SYNOPSIS: 'No Pain, No Gain' is not a valid Economic argument The world's second-largest economy has its next prime minister, and hope is in the air. Junichiro Koizumi doesn't look or sound like a conventional Japanese politician. He could turn out to be Japan's Franklin Roosevelt. Alas, judging from his platform he seems more likely to be Japan's Herbert Hoover.
Mr. Koizumi has not given many specifics. But what he has said amounts to a promise of blood, toil, tears and sweat — or anyway their financial equivalents. "There will be companies going bankrupt and increased unemployment," he has admitted. "But if we are fearful of unemployment, we will never see the recovery of the Japanese economy."
It's a hard-headed and courageous position. It is also reminiscent of the disastrous advice given by Andrew Mellon, Hoover's Treasury secretary: "Liquidate labor, liquidate stocks, liquidate the farmers, liquidate real estate. . . . It will purge the rottenness out of the system. . . . Values will be adjusted, and enterprising people will pick up the wrecks. . . .."

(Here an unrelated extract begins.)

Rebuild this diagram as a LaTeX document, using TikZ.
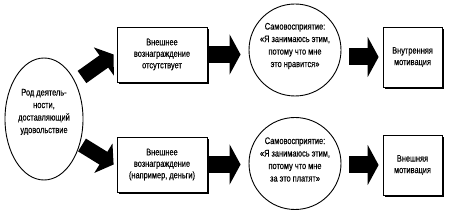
\documentclass[tikz,border=0pt]{standalone}
\usepackage{fontspec}
\setmainfont{Liberation Sans}[FakeStretch=0.78,FakeBold=0.3]
\usetikzlibrary{arrows.meta,shadows,shapes.geometric}

\begin{document}
\begin{tikzpicture}[x=1pt,y=1pt,
    font=\fontsize{9.5}{11.5}\selectfont,
    caixa/.style={draw,line width=0.8pt,fill=white,align=center,
      minimum width=90pt,minimum height=55pt,inner sep=1pt,
      drop shadow={shadow xshift=1.6pt,shadow yshift=-1.6pt,fill=black,opacity=1}},
    caixapeq/.style={caixa,minimum width=59pt,minimum height=60pt},
    circulo/.style={draw,circle,line width=0.9pt,minimum size=92pt,inner sep=0pt},
    texto/.style={align=center,font=\fontsize{9.5}{12.5}\selectfont},
    seta/.style={line width=17pt,-{Triangle[length=11pt,width=40pt]}},
    setadiag/.style={line width=15pt,-{Triangle[length=12pt,width=34pt]}}]
        \useasboundingbox (0,0) rectangle (454,219);

        % Elipse
        \node[draw,ellipse,line width=0.9pt,
              minimum width=78pt,minimum height=122pt,inner sep=0pt]
            (rod) at (44,100) {};
        \node[texto] (rodtxt) at ([yshift=7pt]rod.center)
            {Род деятель-\\ности,\\доставляющий\\удовольствие};

        % Caixas do meio
        \node[caixa] (b1) at (162,164.5) {Внешнее\\вознаграждение\\отсутствует};
        \node[caixa] (b2) at (162,54.5) {Внешнее\\вознаграждение\\(например, деньги)};

        % Círculos
        \node[circulo] (c1) at (295,169) {};
        \node[circulo] (c2) at (295,55.5) {};
        \node[texto] (c1txt) at ([yshift=4pt]c1.center)
            {Самовосприятие:\\«Я занимаюсь этим,\\потому что мне\\это нравится»};
        \node[texto] (c2txt) at ([yshift=4pt]c2.center)
            {Самовосприятие:\\«Я занимаюсь этим,\\потому что мне\\за это платят»};

        % Caixas finais
        \node[caixapeq] (b3) at (412.5,162) {Внутренняя\\мотивация};
        \node[caixapeq] (b4) at (412.5,54) {Внешняя\\мотивация};

        % Setas diagonais
        \coordinate (s1) at (82,142);
        \coordinate (s2) at (82,74);
        \draw[setadiag] (s1) -- ([xshift=-3pt]b1.west);
        \draw[setadiag] (s2) -- ([xshift=-3pt]b2.west);

        % Setas horizontais
        \draw[seta] ([xshift=1.5pt]b1.east) -- ([xshift=-8pt]b1.east -| c1.west);
        \draw[seta] ([xshift=1.5pt]b2.east) -- ([xshift=-8pt]b2.east -| c2.west);
        \draw[seta] ([xshift=8pt]b3.west -| c1.east) -- ([xshift=-4pt]b3.west);
        \draw[seta] ([xshift=8pt]b4.west -| c2.east) -- ([xshift=-4pt]b4.west);
    \end{tikzpicture}
\end{document}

What was wrong with Mellon's advice, aside from its callousness? He confused supply with demand.
When an economy's production is limited by its capacity to produce — the normal state of affairs — it is important to make sure that scarce resources like capital are used efficiently, put to work where they yield the highest return. Japan's postal savings system, which channels money into public works projects that have little if any social payoff, is monumentally inefficient; so is the practice of rolling over the debts of companies that will never regain profitability and hence keeping capital employed producing goods nobody wants. So if Japan's production were limited by its capacity, Mr. Koizumi's proposals to privatize postal savings and force banks to write off bad loans would be right on target.
But Japan isn't limited by its capacity. It is plagued by chronic insufficiency of demand — that is, consumers and businesses are unwilling to buy as much as the economy is already capable of producing. And in such an economy, attempts to increase efficiency often do more harm than good. Freeing capital by reducing the budget deficit and closing down unprofitable businesses sounds great — but if that freed capital is simply put under the mattress (or stored in a bank vault), the result is not faster growth but a deeper slump.
Now there are many pundits who claim that such a slump is exactly what Japan needs, that purging the system will create the conditions for a future surge in demand. But why? If the economy remains depressed, why should either consumers or businesses start spending? Banks, in particular, are already awash in cash, but cannot find good new loans to make. Why would forcing them to write off bad old loans make any difference?
Nonetheless, Mr. Koizumi is right about one thing: Japan cannot go on like this. Swelling public debt will eventually threaten the government's solvency; the festering financial problems of the banks will soon require a government bailout that will swell that debt even further. Something must be done. But the actions Mr. Koizumi has proposed could tip Japan into full-blown depression.
There is an answer to this dilemma, one that has become almost orthodoxy among economists who have tried to think seriously about Japan's plight. This answer involves unconventional monetary expansion, with the Bank of Japan buying dollars, euros and long-term government bonds; it also involves accepting and indeed promoting mild inflation and a weak yen. I could explain why this would probably work, but what's the point? It's not about to happen.
For the real tragedy right now is that however innovative and open- minded Mr. Koizumi may be, he will fail unless other important players — mainly the Bank of Japan, but also the U.S. Treasury Department — are prepared to learn from Andrew Mellon's mistake. And all the evidence is that they are not. The head of the Bank of Japan insists that the country's continuing slump is the result of inadequate reform — that is, insufficient purging of the rottenness. And although the details are in dispute, the U.S. Treasury secretary, Paul O'Neill, appears to have warned Japan not to let the yen weaken too much.
Poor Japan. It is the victim of those who refuse to learn from the past, and thereby condemn others to repeat it.